I am relatively new here, so i will try to follow the means of SO.
I am working on spark on data bricks and working with the following data:
Distinct_Id Event Date
*some alphanumerical value* App Access 2018-01-09
*some alphanumerical value* App Opened 2017-23-01
... ... ...
The data means:
Every distinct_id identifies a distinct user. There are 4 main events - App access, app opened, app launched, mediaReady.
The problem:
I am trying to find the first app access date for a particular distinct_id. App access is defined as: event in ('App access', 'App opened', 'App Launched')
The first app viewed date for a particular distinct_id. App viewed is defined as: event == 'mediaReady'
My data is present in parquet files and the data volume is huge (2 years data).
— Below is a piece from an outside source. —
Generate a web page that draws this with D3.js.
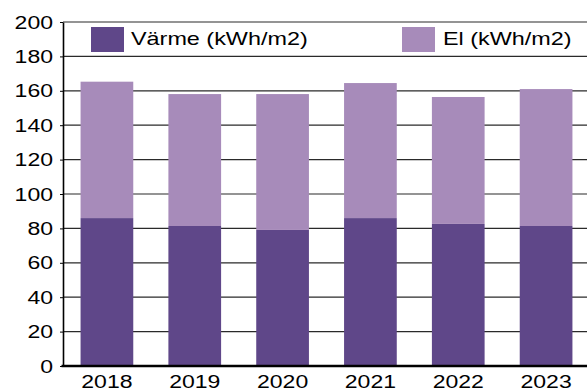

I tried the following to find first app access date:
temp_result = spark.sql("
with cte as(
select gaid,
event,
event_date,
RANK() OVER (PARTITION BY gaid order by event_date) as rnk
from df_raw_data
WHERE upper(event) IN ('APP LAUNCHED', 'APP OPENED', 'APP ACCESS')
group by gaid,event,event_date
)
select DISTINCT gaid, event_date, event from cte where rnk = 1
")
I am trying to write a robust query which will scale with the increase in data and give the result. I hope I've described the problem in a decent way.